GOAL:
The lines to reproduce run from the first one through the line containing "(0,0) rectangle (500,480);". Reproduce them exactly.

***

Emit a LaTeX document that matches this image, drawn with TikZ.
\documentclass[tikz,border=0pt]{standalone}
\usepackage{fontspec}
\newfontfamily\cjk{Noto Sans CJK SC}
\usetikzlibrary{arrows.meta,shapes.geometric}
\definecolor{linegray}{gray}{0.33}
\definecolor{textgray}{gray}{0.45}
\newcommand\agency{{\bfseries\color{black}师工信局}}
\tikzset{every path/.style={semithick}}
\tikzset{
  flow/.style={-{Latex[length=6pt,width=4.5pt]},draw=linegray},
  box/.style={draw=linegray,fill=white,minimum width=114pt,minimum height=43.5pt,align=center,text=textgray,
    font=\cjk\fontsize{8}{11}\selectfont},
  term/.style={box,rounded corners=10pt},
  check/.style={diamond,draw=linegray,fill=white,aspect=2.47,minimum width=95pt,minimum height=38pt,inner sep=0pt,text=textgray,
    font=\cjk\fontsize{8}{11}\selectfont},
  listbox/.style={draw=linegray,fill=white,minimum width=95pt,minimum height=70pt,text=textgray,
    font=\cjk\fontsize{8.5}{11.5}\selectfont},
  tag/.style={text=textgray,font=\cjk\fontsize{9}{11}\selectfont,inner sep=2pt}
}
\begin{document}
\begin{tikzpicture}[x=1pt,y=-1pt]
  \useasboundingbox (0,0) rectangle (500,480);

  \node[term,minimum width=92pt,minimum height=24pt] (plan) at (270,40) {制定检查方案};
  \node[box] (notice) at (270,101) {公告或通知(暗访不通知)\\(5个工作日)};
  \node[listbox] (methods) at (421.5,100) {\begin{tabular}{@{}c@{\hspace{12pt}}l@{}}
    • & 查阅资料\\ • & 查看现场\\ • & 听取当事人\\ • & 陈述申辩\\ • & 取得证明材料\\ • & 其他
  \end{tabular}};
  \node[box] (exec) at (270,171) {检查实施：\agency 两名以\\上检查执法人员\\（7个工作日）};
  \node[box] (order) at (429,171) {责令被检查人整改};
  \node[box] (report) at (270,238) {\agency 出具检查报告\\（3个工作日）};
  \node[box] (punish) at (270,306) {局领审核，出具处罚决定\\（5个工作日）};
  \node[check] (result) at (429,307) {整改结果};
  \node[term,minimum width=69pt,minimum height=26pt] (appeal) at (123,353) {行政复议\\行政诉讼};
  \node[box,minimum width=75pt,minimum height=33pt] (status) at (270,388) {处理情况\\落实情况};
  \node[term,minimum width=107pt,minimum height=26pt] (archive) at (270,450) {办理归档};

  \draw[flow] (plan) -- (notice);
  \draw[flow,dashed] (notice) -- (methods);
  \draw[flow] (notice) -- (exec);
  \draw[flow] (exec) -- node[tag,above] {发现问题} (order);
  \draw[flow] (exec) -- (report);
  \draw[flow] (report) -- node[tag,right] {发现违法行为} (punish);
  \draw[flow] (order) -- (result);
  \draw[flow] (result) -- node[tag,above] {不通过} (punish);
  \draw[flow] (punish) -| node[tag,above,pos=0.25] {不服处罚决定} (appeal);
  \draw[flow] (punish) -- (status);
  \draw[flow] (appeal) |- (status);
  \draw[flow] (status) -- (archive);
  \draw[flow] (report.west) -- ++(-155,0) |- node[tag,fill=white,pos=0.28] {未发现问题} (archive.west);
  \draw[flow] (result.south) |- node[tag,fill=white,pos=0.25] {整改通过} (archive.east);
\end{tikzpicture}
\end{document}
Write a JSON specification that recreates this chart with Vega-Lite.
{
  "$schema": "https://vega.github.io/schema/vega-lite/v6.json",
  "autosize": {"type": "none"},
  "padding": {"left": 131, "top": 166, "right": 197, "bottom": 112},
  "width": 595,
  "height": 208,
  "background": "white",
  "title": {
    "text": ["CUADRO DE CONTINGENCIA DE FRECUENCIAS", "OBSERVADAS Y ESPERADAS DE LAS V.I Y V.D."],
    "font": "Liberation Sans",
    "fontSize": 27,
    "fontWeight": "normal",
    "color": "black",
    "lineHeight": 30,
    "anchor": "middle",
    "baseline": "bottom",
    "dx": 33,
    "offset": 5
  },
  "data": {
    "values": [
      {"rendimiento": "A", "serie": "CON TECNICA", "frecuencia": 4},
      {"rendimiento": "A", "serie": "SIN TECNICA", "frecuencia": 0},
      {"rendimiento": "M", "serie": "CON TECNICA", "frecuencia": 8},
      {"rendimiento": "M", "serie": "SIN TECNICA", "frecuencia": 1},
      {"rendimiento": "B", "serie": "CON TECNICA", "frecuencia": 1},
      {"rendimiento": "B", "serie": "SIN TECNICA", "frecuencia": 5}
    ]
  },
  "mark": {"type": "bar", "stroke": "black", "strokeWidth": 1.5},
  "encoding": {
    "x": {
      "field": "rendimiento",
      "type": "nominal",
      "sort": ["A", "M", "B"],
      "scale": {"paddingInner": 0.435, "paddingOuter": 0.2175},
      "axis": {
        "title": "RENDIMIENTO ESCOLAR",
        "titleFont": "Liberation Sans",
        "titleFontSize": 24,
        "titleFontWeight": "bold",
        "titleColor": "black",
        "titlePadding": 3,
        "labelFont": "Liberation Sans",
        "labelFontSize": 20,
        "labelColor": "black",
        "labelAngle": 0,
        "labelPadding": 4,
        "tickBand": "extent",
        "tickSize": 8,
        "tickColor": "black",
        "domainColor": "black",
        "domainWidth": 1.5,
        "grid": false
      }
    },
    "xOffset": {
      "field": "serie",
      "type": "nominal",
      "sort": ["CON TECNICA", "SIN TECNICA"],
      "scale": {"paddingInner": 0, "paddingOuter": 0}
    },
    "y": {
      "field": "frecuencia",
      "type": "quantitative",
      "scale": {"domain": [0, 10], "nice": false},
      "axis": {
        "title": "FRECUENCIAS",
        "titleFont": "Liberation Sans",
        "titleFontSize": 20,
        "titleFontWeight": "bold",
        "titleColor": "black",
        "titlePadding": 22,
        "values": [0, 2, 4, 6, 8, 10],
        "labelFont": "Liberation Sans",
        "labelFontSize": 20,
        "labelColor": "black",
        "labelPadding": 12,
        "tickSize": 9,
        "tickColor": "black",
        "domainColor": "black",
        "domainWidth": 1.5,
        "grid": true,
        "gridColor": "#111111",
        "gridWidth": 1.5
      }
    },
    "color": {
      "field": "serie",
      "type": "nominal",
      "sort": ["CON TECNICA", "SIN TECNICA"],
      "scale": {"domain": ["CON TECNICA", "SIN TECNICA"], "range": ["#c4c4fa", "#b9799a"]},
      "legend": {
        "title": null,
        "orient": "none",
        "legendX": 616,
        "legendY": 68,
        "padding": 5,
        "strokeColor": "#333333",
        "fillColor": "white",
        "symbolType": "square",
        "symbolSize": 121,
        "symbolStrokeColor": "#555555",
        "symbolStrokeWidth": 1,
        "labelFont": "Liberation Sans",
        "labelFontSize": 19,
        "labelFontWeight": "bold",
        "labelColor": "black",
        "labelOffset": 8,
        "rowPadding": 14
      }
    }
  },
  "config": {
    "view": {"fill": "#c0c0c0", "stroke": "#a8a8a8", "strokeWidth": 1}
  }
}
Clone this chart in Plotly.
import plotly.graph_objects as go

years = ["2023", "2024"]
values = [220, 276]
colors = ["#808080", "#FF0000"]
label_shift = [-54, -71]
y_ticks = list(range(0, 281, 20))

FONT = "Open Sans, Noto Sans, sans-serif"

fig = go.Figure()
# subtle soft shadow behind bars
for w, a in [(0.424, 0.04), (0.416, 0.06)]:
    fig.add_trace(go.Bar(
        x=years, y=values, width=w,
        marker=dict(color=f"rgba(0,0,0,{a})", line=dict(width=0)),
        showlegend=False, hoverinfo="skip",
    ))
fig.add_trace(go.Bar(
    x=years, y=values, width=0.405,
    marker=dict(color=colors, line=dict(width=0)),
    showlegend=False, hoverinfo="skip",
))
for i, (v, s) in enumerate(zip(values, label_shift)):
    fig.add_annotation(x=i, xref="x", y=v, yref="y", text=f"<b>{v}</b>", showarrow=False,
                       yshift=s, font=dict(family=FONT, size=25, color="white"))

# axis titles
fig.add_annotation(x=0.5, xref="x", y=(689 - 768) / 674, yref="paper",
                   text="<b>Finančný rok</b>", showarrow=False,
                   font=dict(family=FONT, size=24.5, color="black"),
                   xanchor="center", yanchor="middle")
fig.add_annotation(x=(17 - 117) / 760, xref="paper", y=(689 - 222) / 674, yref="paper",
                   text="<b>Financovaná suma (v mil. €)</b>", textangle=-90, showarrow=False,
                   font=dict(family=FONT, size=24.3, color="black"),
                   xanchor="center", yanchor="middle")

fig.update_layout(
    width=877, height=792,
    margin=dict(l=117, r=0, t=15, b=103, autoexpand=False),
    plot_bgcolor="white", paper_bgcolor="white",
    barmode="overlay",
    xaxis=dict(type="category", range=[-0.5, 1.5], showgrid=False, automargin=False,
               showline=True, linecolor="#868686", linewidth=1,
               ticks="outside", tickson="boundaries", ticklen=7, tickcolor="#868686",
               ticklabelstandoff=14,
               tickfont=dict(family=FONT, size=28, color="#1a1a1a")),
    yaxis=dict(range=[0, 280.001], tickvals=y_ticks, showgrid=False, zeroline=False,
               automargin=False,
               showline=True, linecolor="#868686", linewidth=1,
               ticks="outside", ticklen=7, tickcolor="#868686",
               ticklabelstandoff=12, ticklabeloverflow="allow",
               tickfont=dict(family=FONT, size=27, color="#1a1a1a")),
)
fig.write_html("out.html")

***

REPLY:
Emit a LaTeX document that matches this image, drawn with TikZ.
\documentclass[tikz,border=0pt]{standalone}
\usepackage{fontspec}
\newfontfamily\cjk{Noto Sans CJK SC}
\usetikzlibrary{arrows.meta,shapes.geometric}
\definecolor{linegray}{gray}{0.33}
\definecolor{textgray}{gray}{0.45}
\newcommand\agency{{\bfseries\color{black}师工信局}}
\tikzset{every path/.style={semithick}}
\tikzset{
  flow/.style={-{Latex[length=6pt,width=4.5pt]},draw=linegray},
  box/.style={draw=linegray,fill=white,minimum width=114pt,minimum height=43.5pt,align=center,text=textgray,
    font=\cjk\fontsize{8}{11}\selectfont},
  term/.style={box,rounded corners=10pt},
  check/.style={diamond,draw=linegray,fill=white,aspect=2.47,minimum width=95pt,minimum height=38pt,inner sep=0pt,text=textgray,
    font=\cjk\fontsize{8}{11}\selectfont},
  listbox/.style={draw=linegray,fill=white,minimum width=95pt,minimum height=70pt,text=textgray,
    font=\cjk\fontsize{8.5}{11.5}\selectfont},
  tag/.style={text=textgray,font=\cjk\fontsize{9}{11}\selectfont,inner sep=2pt}
}
\begin{document}
\begin{tikzpicture}[x=1pt,y=-1pt]
  \useasboundingbox (0,0) rectangle (500,480);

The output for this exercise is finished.